Erster anatomischer Atlas für die Genaktivität eines Säugetiers
Internationales Wissenschaftlerkonsortium analysiert die aktiven Gene im Mausembryo
18000 Gene und 400 MicroRNAs, die jeweils in 24 unterschiedlichen Bildern untersucht wurden; 1420 anatomische Strukturen, an denen die aktiven Gene gekennzeichnet sind; 1002 gewebespezifische Gene als neuartige Marker für 37 verschiedene anatomische Strukturen - mit dem „hochaufgelösten anatomischen Atlas des Transkriptoms im Mausembryo“ stellt das EURExpress Konsortium, eine internationale Gruppe von Wissenschaftlern aus zwölf europäischen Forschungseinrichtungen, die weltweit erste umfassende Übersicht über die räumliche und zeitliche Aktivität aller bekannten Gene eines ganzen Säugerorganismus zu einem bestimmten Zeitpunkt seiner Entwicklung zur Verfügung.

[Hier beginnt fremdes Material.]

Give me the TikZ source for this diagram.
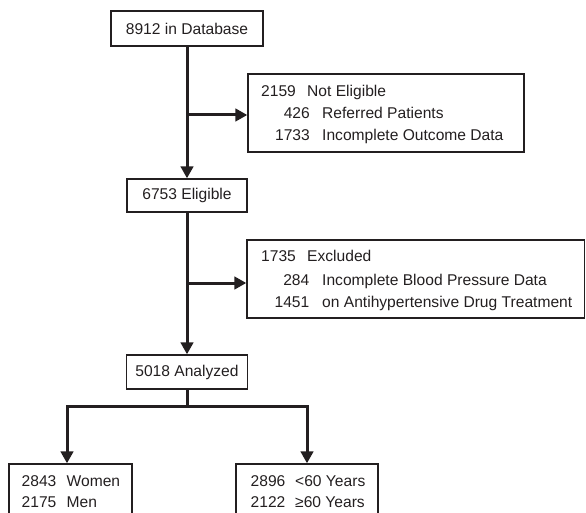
\documentclass[tikz,border=0pt]{standalone}
\usepackage{fontspec}
\setmainfont{Liberation Sans}
\usetikzlibrary{arrows.meta}
\definecolor{ink}{HTML}{231F20}
\begin{document}
\begin{tikzpicture}[x=1pt,y=-1pt,
  boxnode/.style={draw=ink, line width=1.4pt, inner sep=0pt},
  txt/.style={inner sep=0pt, text=ink, font=\fontsize{15.6}{18}\selectfont},
  conn/.style={draw=ink, line width=3pt, line join=miter},
  arr/.style={conn, -{Triangle[length=12pt,width=12.5pt]}}]
\path[use as bounding box] (0,0) rectangle (586,513);
\clip (0,0) rectangle (586,513);
% boxes
\node[boxnode, minimum width=152pt, minimum height=35pt, txt] (b1) at (187,28.5) {8912 in Database};
\node[boxnode, minimum width=276pt, minimum height=78pt] (b2) at (386,113) {};
\node[boxnode, minimum width=120pt, minimum height=33pt, txt] (b3) at (187,195.5) {6753 Eligible};
\node[boxnode, minimum width=337.5pt, minimum height=78pt] (b4) at (415.75,279) {};
\node[boxnode, minimum width=121pt, minimum height=34pt, txt] (b5) at (187,372) {5018 Analyzed};
\node[boxnode, minimum width=123pt, minimum height=66pt] (b6) at (70.5,497) {};
\node[boxnode, minimum width=142pt, minimum height=66pt] (b7) at (307,497) {};
% texts in box 2
\node[txt, anchor=base west] (t21) at (261,96.5) {2159};
\node[txt, anchor=base west] (t21b) at (307,96.5) {Not Eligible};
\node[txt, anchor=base east] (t22) at (310,118.5) {426};
\node[txt, anchor=base west] (t22b) at (322,118.5) {Referred Patients};
\node[txt, anchor=base east] (t23) at (310,141) {1733};
\node[txt, anchor=base west] (t23b) at (322,141) {Incomplete Outcome Data};
% texts in box 4
\node[txt, anchor=base west] (t41) at (261,261.5) {1735};
\node[txt, anchor=base west] (t41b) at (307,261.5) {Excluded};
\node[txt, anchor=base east] (t42) at (309.5,285) {284};
\node[txt, anchor=base west] (t42b) at (322,285) {Incomplete Blood Pressure Data};
\node[txt, anchor=base east] (t43) at (309.5,307.5) {1451};
\node[txt, anchor=base west] (t43b) at (322,307.5) {on Antihypertensive Drug Treatment};
% texts in box 6
\node[txt, anchor=base west] (t61) at (21.5,486.5) {2843};
\node[txt, anchor=base west] (t61b) at (66.5,486.5) {Women};
\node[txt, anchor=base west] (t62) at (21.5,507) {2175};
\node[txt, anchor=base west] (t62b) at (66.5,507) {Men};
% texts in box 7
\node[txt, anchor=base west] (t71) at (250.5,486.5) {2896};
\node[txt, anchor=base west] (t71b) at (295,486.5) {<60 Years};
\node[txt, anchor=base west] (t72) at (250.5,507) {2122};
\node[txt, anchor=base west] (t72b) at (295,507) {≥60 Years};
% connectors
\draw[arr] (b1.south) -- (b3.north);
\coordinate (j1) at (187,115);
\draw[arr] (j1) -- (j1 -| b2.west);
\draw[arr] (b3.south) -- (b5.north);
\coordinate (j2) at (187,283);
\draw[arr] (j2) -- (j2 -| b4.west);
\coordinate (s) at (187,406);
\coordinate (sl) at (67,406);
\coordinate (sr) at (307,406);
\draw[conn] (b5.south) -- (s);
\draw[arr] (s) -- (sl) -- (sl |- b6.north);
\draw[arr] (s) -- (sr) -- (sr |- b7.north);
\end{tikzpicture}
\end{document}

In der renommierten Fachzeitschrift PLoS Biology beschreiben die Forscher, welche Gene in den verschiedenen Organen eines 14,5 Tages alten Mausembryos aktiv sind und erläutern, wie ihre Daten die Suche nach Kandidatengenen für genetische und komplexe Erkrankungen unterstützen kann.
Säugling, Kleinkind, erwachsener Mensch – alle Organismen durchlaufen verschiedene Lebensstadien, in denen ihr Körper unterschiedliche Funktionen erfüllen muss. Die Erbinformation eines Individuums wird bei seiner Zeugung festgelegt und ist in allen Zellen des Organismus identisch – unabhängig von der jeweiligen Entwicklungsstufe. Die Entwicklung unterschiedlicher Organe und Körperteile, die in verschiedenen Lebensabschnitten unterschiedliche Funktionen im Organismus wahrnehmen müssen, ist daher nur möglich, weil zu unterschiedlichen Zeitpunkten unterschiedliche Gene in den einzelnen Zellen angeschaltet sind.
Aber wann sind welche Gene in welcher Zelle aktiv? Die Antwort ist von entscheidender Bedeutung für das Verständnis der physiologischen Funktion eines Gens. In fünfjähriger Arbeit, die aus Mitteln der Europäischen Union finanziert wurde, haben die Forscher des EURExpress Konsortiums, unter ihnen die Arbeitsgruppen von Stefan Mundlos und Marie-Laure Yaspo vom Berliner Max-Planck-Institut für molekulare Genetik, die Aktivität aller bekannten Gene der Maus in allen Gewebestrukturen eines 14,5 Tage alten Mausembryos untersucht. Sie nutzten dafür ein kolorimetrisches Verfahren namens RNA in situ Hybridisierung, das die Expression von Genen mit zellulärer Auflösung in ihrem natürlichen Kontext sichtbar macht.
Die Ergebnisse dieser Arbeit stehen in Form einer interaktiven Webdatenbank für die wissenschaftliche Gemeinschaft zur Verfügung. „Die Aufbereitung der Ergebnisse erlaubt es anderen Gruppen, die Daten für ihre eigenen Untersuchungen zu nutzen“, erläutert Marc Sultan, Wissenschaftler am MPI für molekulare Genetik. „Wir selber nutzen die Ergebnisse bereits für andere Untersuchungen, indem wir beispielsweise für bestimmte Krankheitsbilder zeigen, mit welchen Genaktivitäten sie verbunden sind bzw. welche Gene an der Entstehung der Krankheit beteiligt sein könnten.“ Die Qualität und die exakte räumliche Verteilung der Daten erlauben darüber hinaus neue Erkenntnisse über die komplexe segmentale Organisation des Säugerhirns und geben Hinweise für die Aufklärung wichtiger Signalwege, die zum Beispiel an der Entwicklung der Niere beteiligt sind.
Genomweite Genexpressionsanalysen spielen heute eine wichtige Rolle für die funktionelle Genomik. Die Forscher hoffen, dass ihre Ergebnisse künftig zur Aufklärung zahlreicher weiterer Fragestellungen beitragen werden, wie zum Beispiel die Bestimmung regionaler Unterschiede in komplexen Organen, die Suche nach regulatorischen Elementen für die Steuerung gewebsspezifischer Genaktivitität, die Charakterisierung von Gen-Netzwerken, die zwischen verschiedenen Organen aktiv sind oder auch die Untersuchung von möglichen Kandidatengenen für komplexe und angeborere Erkrankungen.